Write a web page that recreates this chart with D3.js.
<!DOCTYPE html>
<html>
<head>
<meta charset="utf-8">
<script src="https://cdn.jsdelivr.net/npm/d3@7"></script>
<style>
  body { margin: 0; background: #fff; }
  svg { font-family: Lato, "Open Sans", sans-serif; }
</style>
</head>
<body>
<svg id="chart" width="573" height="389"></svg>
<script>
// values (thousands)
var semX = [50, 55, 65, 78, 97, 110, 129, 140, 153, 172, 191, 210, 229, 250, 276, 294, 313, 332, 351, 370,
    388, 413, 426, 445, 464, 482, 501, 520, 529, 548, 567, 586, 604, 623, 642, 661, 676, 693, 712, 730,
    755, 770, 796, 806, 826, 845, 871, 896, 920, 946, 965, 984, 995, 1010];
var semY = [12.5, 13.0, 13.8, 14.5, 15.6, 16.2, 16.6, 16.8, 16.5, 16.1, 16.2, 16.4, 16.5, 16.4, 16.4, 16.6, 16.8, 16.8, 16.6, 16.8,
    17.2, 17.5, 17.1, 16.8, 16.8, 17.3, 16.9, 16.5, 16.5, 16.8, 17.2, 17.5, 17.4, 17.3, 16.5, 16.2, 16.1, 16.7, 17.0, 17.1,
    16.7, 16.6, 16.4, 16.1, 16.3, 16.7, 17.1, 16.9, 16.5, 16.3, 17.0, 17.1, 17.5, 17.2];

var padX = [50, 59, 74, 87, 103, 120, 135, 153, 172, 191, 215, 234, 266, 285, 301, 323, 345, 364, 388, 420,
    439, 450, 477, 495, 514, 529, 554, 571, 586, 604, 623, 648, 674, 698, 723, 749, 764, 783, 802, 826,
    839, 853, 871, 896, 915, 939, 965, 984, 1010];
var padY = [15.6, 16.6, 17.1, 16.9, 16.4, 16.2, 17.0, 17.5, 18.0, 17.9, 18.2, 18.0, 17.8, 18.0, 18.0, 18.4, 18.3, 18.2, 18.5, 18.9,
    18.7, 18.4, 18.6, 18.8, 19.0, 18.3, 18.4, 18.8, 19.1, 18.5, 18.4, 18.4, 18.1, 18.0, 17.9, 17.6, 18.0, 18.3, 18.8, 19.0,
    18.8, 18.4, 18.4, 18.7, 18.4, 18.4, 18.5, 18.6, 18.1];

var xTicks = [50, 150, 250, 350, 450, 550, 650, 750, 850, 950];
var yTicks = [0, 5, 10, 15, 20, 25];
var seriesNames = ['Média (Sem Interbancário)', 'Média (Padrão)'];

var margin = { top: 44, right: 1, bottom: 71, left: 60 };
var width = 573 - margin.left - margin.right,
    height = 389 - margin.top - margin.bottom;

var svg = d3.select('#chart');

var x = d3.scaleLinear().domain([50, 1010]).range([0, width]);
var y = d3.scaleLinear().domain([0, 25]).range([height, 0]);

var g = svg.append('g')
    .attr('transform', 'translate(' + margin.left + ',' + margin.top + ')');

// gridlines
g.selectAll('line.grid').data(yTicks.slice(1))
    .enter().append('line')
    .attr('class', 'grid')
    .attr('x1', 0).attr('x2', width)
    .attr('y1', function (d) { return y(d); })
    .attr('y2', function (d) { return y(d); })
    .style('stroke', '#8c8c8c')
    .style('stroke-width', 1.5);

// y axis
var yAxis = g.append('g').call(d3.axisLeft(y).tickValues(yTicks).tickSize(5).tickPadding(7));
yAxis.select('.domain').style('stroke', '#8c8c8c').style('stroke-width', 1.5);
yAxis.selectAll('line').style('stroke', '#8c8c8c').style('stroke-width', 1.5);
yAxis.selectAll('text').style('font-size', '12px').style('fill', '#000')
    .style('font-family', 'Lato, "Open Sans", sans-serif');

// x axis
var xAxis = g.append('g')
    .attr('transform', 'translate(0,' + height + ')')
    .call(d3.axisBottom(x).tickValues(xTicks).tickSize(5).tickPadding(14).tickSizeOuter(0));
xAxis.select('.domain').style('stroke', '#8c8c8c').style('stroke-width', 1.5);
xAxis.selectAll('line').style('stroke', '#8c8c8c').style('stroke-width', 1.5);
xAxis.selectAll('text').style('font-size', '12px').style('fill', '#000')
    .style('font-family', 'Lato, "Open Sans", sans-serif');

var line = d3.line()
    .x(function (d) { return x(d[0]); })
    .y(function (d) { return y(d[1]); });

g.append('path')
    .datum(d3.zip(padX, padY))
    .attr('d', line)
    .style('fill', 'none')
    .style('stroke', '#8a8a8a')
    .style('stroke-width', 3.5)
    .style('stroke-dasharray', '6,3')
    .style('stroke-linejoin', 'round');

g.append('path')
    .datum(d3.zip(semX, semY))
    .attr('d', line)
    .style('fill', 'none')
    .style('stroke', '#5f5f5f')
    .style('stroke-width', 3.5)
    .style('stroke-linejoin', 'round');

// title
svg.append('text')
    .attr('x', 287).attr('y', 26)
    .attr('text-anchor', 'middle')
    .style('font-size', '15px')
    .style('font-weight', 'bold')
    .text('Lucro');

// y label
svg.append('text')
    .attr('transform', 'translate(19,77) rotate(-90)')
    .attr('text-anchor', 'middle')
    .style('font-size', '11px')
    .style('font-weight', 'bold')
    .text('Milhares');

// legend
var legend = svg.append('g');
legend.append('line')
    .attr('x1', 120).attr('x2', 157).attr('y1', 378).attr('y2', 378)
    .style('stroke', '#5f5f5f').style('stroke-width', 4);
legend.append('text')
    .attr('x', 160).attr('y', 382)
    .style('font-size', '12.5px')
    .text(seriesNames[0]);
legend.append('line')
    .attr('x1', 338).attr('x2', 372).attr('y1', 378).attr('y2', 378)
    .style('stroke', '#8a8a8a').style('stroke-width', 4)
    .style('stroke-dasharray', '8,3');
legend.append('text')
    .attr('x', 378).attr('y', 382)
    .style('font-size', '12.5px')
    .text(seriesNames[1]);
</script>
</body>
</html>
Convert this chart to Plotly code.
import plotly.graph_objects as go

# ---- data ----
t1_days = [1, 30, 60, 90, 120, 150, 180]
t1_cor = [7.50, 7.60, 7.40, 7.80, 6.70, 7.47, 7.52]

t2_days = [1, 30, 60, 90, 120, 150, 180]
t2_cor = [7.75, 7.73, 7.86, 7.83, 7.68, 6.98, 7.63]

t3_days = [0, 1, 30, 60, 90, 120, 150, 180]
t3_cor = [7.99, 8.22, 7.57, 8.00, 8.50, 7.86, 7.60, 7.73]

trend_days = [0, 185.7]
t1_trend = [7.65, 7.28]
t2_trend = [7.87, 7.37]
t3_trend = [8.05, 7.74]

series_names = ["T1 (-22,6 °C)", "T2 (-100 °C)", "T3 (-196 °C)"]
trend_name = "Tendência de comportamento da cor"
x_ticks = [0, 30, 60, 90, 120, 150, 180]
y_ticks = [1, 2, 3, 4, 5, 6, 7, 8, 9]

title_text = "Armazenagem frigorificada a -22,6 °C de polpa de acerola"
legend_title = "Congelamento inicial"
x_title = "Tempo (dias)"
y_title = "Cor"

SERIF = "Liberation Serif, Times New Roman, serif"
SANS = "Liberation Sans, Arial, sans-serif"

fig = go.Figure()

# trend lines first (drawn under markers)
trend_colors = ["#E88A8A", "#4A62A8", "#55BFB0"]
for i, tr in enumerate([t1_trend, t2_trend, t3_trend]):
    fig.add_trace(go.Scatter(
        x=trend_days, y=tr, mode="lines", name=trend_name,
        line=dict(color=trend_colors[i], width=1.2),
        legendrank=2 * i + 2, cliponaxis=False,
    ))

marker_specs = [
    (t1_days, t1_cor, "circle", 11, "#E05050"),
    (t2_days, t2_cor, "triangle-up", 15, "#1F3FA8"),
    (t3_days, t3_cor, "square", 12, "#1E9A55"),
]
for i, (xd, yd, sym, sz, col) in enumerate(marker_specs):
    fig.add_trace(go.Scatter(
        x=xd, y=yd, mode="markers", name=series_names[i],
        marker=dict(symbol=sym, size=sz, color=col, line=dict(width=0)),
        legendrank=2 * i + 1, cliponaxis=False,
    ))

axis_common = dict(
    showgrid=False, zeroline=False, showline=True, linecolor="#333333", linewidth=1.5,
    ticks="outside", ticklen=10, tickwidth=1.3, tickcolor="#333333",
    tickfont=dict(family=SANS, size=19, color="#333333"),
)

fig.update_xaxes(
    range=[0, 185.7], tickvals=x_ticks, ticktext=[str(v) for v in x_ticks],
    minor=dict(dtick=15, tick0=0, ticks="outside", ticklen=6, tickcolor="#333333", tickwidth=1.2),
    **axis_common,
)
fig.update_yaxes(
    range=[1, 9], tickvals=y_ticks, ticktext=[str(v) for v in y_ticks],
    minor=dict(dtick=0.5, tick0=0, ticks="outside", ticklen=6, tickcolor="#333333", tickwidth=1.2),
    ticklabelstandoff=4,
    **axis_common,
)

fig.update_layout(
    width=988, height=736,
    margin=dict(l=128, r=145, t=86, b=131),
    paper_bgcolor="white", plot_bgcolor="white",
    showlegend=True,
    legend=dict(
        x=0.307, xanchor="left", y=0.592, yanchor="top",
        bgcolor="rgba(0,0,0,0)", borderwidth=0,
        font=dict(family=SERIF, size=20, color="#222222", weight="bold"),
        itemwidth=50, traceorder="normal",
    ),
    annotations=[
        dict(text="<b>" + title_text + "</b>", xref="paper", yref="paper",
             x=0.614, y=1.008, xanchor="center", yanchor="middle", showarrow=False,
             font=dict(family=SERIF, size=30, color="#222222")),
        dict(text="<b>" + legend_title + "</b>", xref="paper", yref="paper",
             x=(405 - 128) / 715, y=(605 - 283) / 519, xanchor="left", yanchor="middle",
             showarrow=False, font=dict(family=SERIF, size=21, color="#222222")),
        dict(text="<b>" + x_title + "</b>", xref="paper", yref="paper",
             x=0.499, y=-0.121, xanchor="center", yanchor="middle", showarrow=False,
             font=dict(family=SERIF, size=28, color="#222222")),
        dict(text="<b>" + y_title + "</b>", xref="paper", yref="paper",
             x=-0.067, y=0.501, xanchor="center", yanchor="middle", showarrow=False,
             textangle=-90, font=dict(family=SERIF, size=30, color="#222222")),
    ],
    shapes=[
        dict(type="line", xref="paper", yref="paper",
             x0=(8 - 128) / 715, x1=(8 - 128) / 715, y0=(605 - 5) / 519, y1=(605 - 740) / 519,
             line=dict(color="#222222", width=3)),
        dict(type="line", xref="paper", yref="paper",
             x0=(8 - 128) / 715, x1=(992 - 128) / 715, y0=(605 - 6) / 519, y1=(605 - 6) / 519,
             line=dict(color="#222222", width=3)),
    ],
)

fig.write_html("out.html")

══════════

● PROBLEM DESCRIPTION
Reproduce exactly the lines from the line with "Convert this chart to Plotly code." through the line with "t2_cor = [7.75, 7.73, 7.86, 7.83, 7.68, 6.98, 7.63]", both end lines included, and only those lines.

● EXERCISE SOLUTION
Convert this chart to Plotly code.
import plotly.graph_objects as go

# ---- data ----
t1_days = [1, 30, 60, 90, 120, 150, 180]
t1_cor = [7.50, 7.60, 7.40, 7.80, 6.70, 7.47, 7.52]

t2_days = [1, 30, 60, 90, 120, 150, 180]
t2_cor = [7.75, 7.73, 7.86, 7.83, 7.68, 6.98, 7.63]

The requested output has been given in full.